Epigrams of Martial.—Man loves malice, but not against one-eyed men nor the unfortunate, but against the fortunate and proud. People are mistaken in thinking otherwise.
For lust is the source of all our actions, and humanity, etc. We must please those who have humane and tender feelings. That epigram about two one-eyed people is worthless, for it does not console them, and only gives a point to the author’s glory. All that is only for the sake of the author is worthless. Ambitiosa recident ornamenta.
To call a king “Prince” is pleasing, because it diminishes his rank.
Certain authors, speaking of their works, say, “My book,” “My commentary,” “My history,” etc. They resemble middle-class people who have a house of their own, and always have “My house” on their tongue. They would do better to say, “Our book,” “Our commentary,” “Our history,” etc., because there is in them usually more of other people’s than their own.
Do you wish people to believe good of you?
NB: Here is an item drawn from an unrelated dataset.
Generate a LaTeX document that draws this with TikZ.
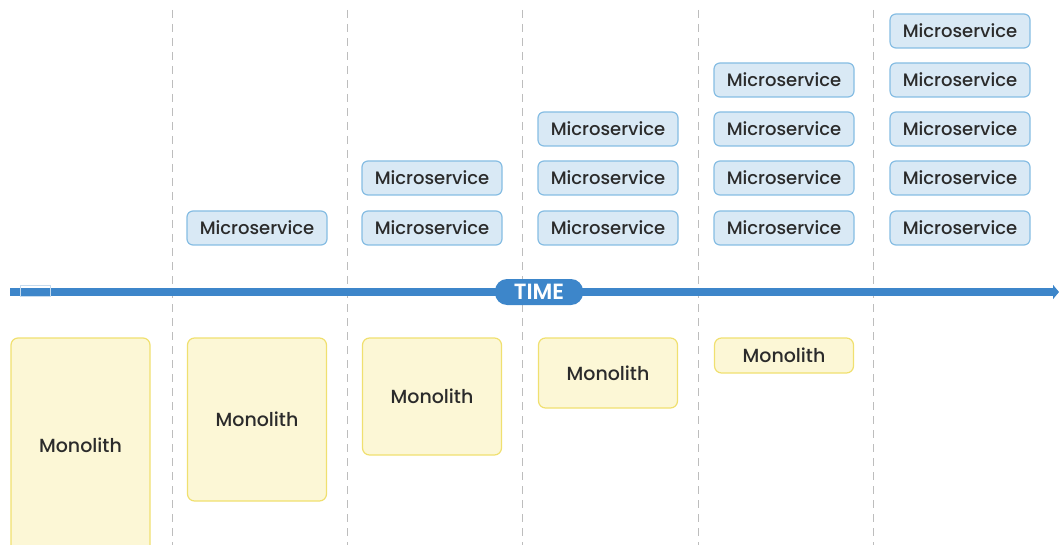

Don’t speak.
Languages are ciphers, wherein letters are not changed into letters, but words into words, so that an unknown language is decipherable.
A maker of witticisms, a bad character.
There are some who speak well and write badly. For the place and the audience warm them, and draw from their minds more than they think of without that warmth.
When we find words repeated in a discourse, and, in trying to correct them, discover that they are so appropriate that we would spoil the discourse, we must leave them alone. This is the test; and our attempt is the work of envy, which is blind, and does not see that repetition is not in this place a fault; for there is no general rule.
To mask nature and disguise her. No more king, pope, bishop—but august monarch, etc.; not Paris—the capital of the kingdom. There are places in which we ought to call Paris, Paris, and others in which we ought to call it the capital of the kingdom.
The same meaning changes with the words which express it. Meanings receive their dignity from words instead of giving it to them. Examples should be sought....
Sceptic, for obstinate.
No one calls another a Cartesian but he who is one himself, a pedant but a pedant, a provincial but a provincial; and I would wager it was the printer who put it on the title of Letters to a Provincial.
A carriage upset or overturned, according to the meaning To spread abroad or upset, according to the meaning. (The argument by force of M. le Maitre over the friar.)
Miscellaneous.—A form of speech, “I should have liked to apply myself to that.”